The Beatles’ fame had already grown way out of proportion, and Lennon, a notoriously rebellious child, had already felt cut adrift from the world he knew. Though they may be packaged up inside a pop song, the lyrics and the vocals that deliver them portray a man peering over the edge of the precipice and the child inside feeling too scared to jump alone.

‘Happiness Is A Warm Gun’
Despite being regarded as a mainstream outfit, The Beatles were never too far from controversy. By the time they reached their enigmatic self-titled record, known as The White Album, the quartet were seemingly unbothered by any extra microscopic attention they received. So when they released a controversial song like ‘Happiness Is A Warm Gun’, they were dab hands at batting it away.

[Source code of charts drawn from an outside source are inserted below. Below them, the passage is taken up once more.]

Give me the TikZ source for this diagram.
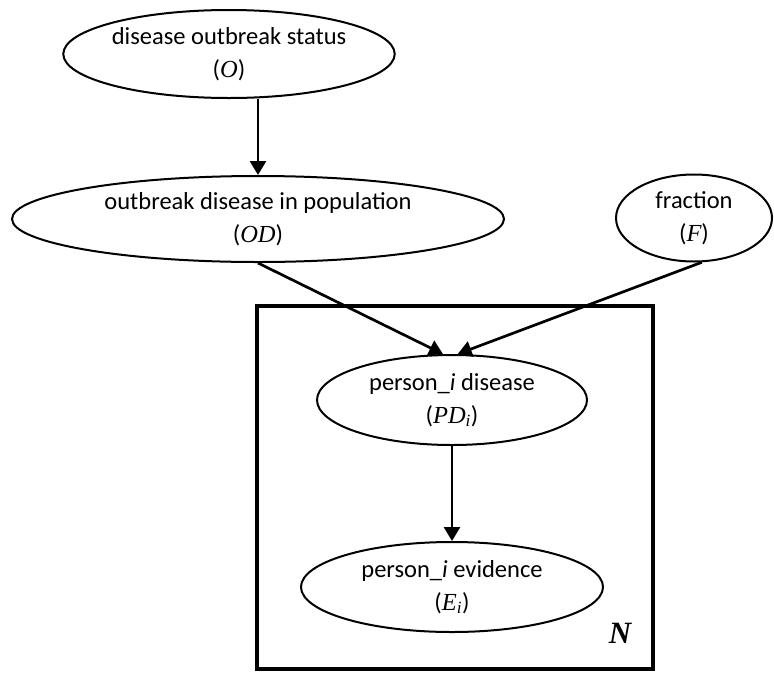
\documentclass[tikz,border=0pt]{standalone}
\usepackage{fontspec}
\setmainfont{Carlito}
\newfontfamily\tms{Liberation Serif}
\usetikzlibrary{shapes.geometric,arrows.meta}
\newcommand{\var}[1]{{\tms\itshape #1}}
\newcommand{\varsub}[2]{{\tms\itshape #1\textsubscript{#2}}}
\begin{document}
\begin{tikzpicture}[x=1pt,y=-1pt,
  rv/.style={ellipse,draw,line width=2pt,inner sep=0pt,align=center,
    font=\fontsize{24.5}{33}\selectfont,
    execute at begin node={\rule{0pt}{26pt}}},
  edge/.style={line width=2.7pt,-{Triangle[length=14pt,width=16pt]}},
  plate/.style={draw,line width=4.3pt}]
  \useasboundingbox (0,0) rectangle (774,673);
  % plate around the per-person variables
  \draw[plate] (257,306) rectangle (653,669);
  \node[font=\fontsize{31}{31}\selectfont\tms\bfseries\itshape] (n) at (620,633) {N};
  % random variables
  \node[rv,minimum width=318pt,minimum height=88pt] (o) at (229,54)
    {disease outbreak status\\(\var{O})};
  \node[rv,minimum width=492pt,minimum height=86pt] (od) at (258,219)
    {outbreak disease in population\\(\var{OD})};
  \node[rv,minimum width=156pt,minimum height=87pt] (f) at (694,218)
    {fraction\\(\var{F})};
  \node[rv,minimum width=270pt,minimum height=90pt] (pd) at (452,400)
    {person\_\textit{i} disease\\(\varsub{PD}{i})};
  \node[rv,minimum width=302pt,minimum height=90pt] (e) at (452,587)
    {person\_\textit{i} evidence\\(\varsub{E}{i})};
  % dependencies
  \draw[edge] (o.south -| 258,0) -- (od.north);
  \draw[edge] (od.south) -- (pd.101);
  \draw[edge] (f.-80) -- (pd.83);
  \draw[edge] (pd.south) -- (e.north);
\end{tikzpicture}
\end{document}
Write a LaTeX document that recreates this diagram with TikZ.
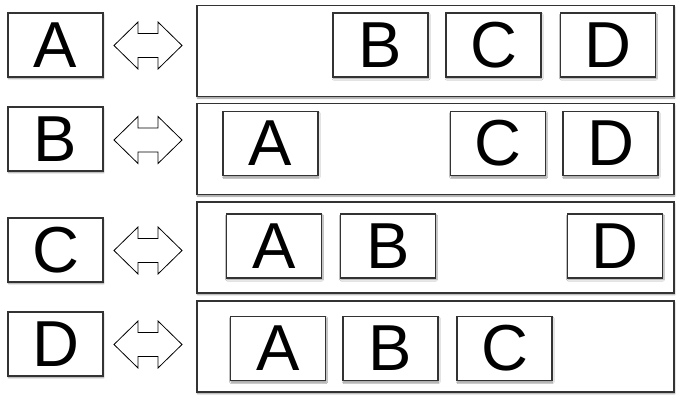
\documentclass[tikz,border=0pt]{standalone}
\usepackage{fontspec}
\setmainfont{Liberation Sans}
\usetikzlibrary{shadows.blur}
\definecolor{edge}{HTML}{333333}
\tikzset{
  x=1pt, y=-1pt,
  shade/.style={blur shadow={shadow xshift=0.6pt, shadow yshift=-1.6pt,
      shadow blur radius=1.6pt, shadow opacity=45}},
  letterbox/.style={draw=edge, line width=1.2pt, fill=white, shade,
      minimum width=95pt, minimum height=64pt, inner sep=0pt,
      font=\fontsize{65}{70}\selectfont},
  groupbox/.style={draw=edge, line width=1.2pt, fill=white, shade,
      minimum width=477pt, minimum height=91pt, inner sep=0pt},
  arrowline/.style={draw=black, line width=0.8pt, fill=white, line join=miter},
  swaparrow/.pic={
    \path[arrowline] (-34,0) -- (-10,-23.5) -- (-10,-12) -- (10,-12)
      -- (10,-23.5) -- (34,0) -- (10,23.5) -- (10,12) -- (-10,12)
      -- (-10,23.5) -- cycle;
  }
}
\begin{document}
\begin{tikzpicture}
\useasboundingbox (0,0) rectangle (683,404);

% row 1: A
\node[letterbox] (keyA) at (55.5,45) {A};
\pic (arrA) at (148,45.5) {swaparrow};
\node[groupbox] (grpA) at (435.5,51) {};
\node[letterbox] (aB) at (380.5,45) {B};
\node[letterbox] (aC) at (493.5,45) {C};
\node[letterbox] (aD) at (608,45) {D};

% row 2: B
\node[letterbox] (keyB) at (55.5,139) {B};
\pic (arrB) at (148,140) {swaparrow};
\node[groupbox] (grpB) at (435.5,149) {};
\node[letterbox] (bA) at (270.5,143.5) {A};
\node[letterbox] (bC) at (498,143.5) {C};
\node[letterbox] (bD) at (610.5,143.5) {D};

% row 3: C
\node[letterbox] (keyC) at (55.5,250) {C};
\pic (arrC) at (148,250.5) {swaparrow};
\node[groupbox] (grpC) at (435.5,247.5) {};
\node[letterbox] (cA) at (274,246) {A};
\node[letterbox] (cB) at (388,246) {B};
\node[letterbox] (cD) at (615,246) {D};

% row 4: D
\node[letterbox] (keyD) at (55.5,344) {D};
\pic (arrD) at (148,344.5) {swaparrow};
\node[groupbox] (grpD) at (435.5,346.5) {};
\node[letterbox] (dA) at (278,348.5) {A};
\node[letterbox] (dB) at (390.5,348.5) {B};
\node[letterbox] (dC) at (504.5,348.5) {C};
\end{tikzpicture}
\end{document}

While many have suggested the track is in reference to Lennon’s growing dependence on heroin, the truth is that producer George Martin showed the songwriter an advert containing the titular phrase as part of a genuine gun advertisement. Lennon took the “fantastic, insane thing to say” and built a fragmented set of lyrics.

No longer interested in delivering whole pieces, Lennon preferred to sew different elements of songs together. As such, his delivery style is expansive, with Lennon touching on many different areas. It ranges from the quieter, more soulful moments at the track’s inception to the climax’s wild bellows, where he evokes images of early rockers such as Chuck Berry and Little Richard.

‘Don’t Let Me Down’
The song certainly isn’t the most complex piece of music you’ll ever hear, but Lennon’s inner rocker comes out in full force on this track. It ranks high as one of The Beatles’ most precious numbers and showcases Lennon’s vocal talent perfectly. However, it’s certainly one of the most impassioned as the singer desperately lets out a garbled plea for love.

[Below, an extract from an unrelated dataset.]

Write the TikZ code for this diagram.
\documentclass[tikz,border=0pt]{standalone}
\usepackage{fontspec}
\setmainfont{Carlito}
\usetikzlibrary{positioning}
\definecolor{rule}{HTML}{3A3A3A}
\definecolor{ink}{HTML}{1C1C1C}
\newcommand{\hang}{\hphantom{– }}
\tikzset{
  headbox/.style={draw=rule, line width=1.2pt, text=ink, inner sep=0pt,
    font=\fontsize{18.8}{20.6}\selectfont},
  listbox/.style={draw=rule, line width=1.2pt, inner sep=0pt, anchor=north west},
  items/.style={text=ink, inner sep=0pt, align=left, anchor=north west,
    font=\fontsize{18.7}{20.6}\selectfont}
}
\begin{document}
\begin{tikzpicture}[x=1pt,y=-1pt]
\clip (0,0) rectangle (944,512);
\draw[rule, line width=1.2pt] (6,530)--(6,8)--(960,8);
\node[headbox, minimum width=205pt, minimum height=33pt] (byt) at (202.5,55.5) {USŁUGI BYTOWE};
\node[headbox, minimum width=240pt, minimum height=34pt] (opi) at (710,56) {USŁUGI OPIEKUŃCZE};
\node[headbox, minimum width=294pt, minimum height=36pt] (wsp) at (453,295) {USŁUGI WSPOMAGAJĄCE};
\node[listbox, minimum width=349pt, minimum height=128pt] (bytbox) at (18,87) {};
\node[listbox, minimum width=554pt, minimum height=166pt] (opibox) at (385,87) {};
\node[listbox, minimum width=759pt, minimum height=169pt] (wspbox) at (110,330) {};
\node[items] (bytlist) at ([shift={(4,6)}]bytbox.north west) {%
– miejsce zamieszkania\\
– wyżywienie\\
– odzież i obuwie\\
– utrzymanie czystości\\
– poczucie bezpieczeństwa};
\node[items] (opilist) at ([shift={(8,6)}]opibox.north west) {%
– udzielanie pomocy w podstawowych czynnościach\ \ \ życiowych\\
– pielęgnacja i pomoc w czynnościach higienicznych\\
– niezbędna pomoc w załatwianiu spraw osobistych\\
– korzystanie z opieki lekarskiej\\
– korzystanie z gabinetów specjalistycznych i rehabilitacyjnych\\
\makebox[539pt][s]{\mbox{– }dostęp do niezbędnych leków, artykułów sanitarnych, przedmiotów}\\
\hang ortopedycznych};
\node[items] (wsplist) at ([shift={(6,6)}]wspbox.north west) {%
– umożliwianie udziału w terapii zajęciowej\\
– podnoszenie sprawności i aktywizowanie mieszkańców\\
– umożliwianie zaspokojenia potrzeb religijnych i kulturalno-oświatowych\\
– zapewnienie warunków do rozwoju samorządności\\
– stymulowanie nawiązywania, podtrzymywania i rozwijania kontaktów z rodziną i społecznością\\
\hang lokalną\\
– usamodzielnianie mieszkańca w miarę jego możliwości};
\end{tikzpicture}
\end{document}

Written about Yoko Ono, the track saw Lennon take his lyrics into the territory of pleading with Ono to stay with him, prove him right and live out their love together as a happily married couple. It was a plea that all the extra worries and troubles he was now dealing with were worth it. As Paul McCartney remembered in 1994, “So ‘Don’t Let Me Down’ was a genuine plea, ‘Don’t let me down, please, whatever you do. I’m out on this limb…”

These emotions can be sorely felt within the isolated vocals. Lennon’s passionate delivery is only matched by the genuine emotion that can be felt traversing every vocal chord.

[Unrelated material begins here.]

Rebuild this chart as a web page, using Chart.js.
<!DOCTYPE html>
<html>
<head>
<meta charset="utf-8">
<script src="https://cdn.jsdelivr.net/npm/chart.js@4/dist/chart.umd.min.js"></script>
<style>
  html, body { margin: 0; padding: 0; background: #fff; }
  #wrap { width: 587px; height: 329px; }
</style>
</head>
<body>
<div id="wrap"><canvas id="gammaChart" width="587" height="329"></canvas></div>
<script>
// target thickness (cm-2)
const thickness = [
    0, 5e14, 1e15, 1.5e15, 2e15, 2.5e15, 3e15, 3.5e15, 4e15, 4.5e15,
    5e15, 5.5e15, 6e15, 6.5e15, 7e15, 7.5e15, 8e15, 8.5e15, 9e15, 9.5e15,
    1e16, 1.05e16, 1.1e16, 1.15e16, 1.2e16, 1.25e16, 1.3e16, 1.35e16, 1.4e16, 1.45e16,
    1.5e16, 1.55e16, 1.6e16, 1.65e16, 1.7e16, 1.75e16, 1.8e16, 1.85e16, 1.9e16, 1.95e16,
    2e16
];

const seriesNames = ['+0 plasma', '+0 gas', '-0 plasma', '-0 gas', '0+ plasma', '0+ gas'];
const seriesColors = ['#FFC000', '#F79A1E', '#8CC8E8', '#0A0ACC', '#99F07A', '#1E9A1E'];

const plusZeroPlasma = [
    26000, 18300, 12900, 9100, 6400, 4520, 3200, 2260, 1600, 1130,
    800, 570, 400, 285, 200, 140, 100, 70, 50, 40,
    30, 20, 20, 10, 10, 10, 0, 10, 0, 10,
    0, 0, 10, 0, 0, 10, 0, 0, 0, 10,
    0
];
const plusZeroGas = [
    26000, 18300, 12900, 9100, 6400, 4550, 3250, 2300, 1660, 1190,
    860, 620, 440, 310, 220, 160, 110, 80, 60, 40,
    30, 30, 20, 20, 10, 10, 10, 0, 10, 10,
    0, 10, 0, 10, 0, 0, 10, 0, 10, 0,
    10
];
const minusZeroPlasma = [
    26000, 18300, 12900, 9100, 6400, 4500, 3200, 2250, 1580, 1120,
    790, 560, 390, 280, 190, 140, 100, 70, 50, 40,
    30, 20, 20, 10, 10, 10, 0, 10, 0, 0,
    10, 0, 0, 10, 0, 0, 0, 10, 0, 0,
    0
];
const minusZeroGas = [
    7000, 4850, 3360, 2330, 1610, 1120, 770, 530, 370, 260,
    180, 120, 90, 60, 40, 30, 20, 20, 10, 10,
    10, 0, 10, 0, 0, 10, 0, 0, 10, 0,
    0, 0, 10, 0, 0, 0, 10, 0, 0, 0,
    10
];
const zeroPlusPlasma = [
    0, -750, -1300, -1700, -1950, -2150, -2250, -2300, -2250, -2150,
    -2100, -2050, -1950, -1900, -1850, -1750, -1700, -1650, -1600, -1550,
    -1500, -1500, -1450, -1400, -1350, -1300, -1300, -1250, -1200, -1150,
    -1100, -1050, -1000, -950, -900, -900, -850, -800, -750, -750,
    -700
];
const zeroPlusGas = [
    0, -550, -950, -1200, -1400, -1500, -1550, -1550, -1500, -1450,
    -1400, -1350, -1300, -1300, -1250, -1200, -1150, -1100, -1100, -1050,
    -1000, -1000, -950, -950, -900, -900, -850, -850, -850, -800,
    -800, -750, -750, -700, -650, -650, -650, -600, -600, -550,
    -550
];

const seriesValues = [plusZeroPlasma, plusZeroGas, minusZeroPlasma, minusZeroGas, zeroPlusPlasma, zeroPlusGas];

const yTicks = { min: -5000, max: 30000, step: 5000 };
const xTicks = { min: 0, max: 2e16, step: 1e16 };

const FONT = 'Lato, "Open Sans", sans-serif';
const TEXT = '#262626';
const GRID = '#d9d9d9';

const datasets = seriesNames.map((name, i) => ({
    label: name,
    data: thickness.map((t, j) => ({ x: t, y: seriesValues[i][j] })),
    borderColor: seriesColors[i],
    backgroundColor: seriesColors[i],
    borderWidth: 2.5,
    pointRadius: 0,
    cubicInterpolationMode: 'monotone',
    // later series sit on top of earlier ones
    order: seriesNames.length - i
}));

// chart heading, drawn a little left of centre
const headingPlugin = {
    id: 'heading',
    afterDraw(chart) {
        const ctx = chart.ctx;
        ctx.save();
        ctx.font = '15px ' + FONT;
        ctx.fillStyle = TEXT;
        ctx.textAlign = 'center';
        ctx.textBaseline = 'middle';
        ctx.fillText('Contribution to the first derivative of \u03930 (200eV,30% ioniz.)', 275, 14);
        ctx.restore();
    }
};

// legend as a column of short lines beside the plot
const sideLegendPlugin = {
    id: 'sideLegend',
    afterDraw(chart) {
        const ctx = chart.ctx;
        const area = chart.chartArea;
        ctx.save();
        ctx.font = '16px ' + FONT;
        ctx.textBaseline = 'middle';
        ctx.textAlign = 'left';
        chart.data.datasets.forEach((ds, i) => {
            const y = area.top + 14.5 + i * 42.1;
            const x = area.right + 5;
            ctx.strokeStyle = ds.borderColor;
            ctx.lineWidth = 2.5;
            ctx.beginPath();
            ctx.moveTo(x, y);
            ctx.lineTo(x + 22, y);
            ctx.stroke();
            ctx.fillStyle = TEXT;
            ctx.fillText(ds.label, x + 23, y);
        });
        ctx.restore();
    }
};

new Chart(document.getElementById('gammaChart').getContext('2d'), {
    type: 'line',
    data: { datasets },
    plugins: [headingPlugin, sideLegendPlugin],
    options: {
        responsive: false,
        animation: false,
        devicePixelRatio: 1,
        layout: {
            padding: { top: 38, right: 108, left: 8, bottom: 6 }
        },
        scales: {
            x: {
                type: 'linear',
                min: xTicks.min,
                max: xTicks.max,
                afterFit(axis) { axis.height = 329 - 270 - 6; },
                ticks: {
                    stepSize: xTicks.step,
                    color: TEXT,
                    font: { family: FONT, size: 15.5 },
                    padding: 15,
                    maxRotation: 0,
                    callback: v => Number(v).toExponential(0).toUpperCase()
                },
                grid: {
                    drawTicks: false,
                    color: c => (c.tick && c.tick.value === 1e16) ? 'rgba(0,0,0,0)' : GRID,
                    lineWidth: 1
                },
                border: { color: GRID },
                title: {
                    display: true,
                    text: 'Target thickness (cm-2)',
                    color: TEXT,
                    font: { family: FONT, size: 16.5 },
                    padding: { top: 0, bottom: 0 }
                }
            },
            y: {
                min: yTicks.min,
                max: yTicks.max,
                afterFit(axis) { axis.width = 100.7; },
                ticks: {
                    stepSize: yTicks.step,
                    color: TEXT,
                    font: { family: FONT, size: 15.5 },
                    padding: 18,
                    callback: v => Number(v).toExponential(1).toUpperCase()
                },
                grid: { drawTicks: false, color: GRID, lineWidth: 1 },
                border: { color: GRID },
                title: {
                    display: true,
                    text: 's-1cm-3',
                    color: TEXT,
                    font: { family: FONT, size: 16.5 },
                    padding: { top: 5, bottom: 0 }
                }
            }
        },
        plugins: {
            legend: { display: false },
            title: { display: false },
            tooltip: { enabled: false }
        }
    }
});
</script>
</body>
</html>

To distil Lennon’s contribution to pop music to just ‘Imagine’ would be to willfully ignore his widespread work outside of the seminal hit. However, to look away and pretend like this universal anthem — a song now as ubiquitous as ‘Happy Birthday’ — and not investigate the poignant vocal delivery behind it is to not shut yourself off from part of Lennon’s outreach.

After The Beatles, perhaps driven by ego or a genuine desire for change, Lennon put himself forward as the leader of change. ‘Imagine’ is Lennon setting himself a goal he knew that he would never achieve but simply couldn’t walk away from. The former Beatle was putting his money where his mouth was, and from it, the world gained one song that managed to unite them all.

Vocally, it is another demonstration of how Lennon can forgo the idea of perfection for something that chimes with the personality and passion of its singer.

‘Jealous Guy’
Though ‘Imagine’ may be the first song one thinks of when assessing John Lennon’s post-Beatles career, it is ‘Jealous Guy’ that perhaps defines it. ‘Jealous Guy’ is the very inner workings of the icon, it is the now-legendary man putting himself on the canvas, warts and all, and dissecting everything that is good and bad about him with unflinching prowess. Mostly the bad.

Inspired by his time with the Maharishi, the song has since become a vision of Lennon’s life at the time and a candid moment of vulnerability. The tune is a reflective piece of work, and it shows Lennon doing his best to right his wrongs. Vocally, it is also interesting.

It sees Lennon’s voice move away from the brutality of rock and roll and instead push back towards the tenderness of The Beatles’ early days. But where those harmonies popped with bright enthusiasm, Lennon now sings alone, pained yet still as beautiful as ever.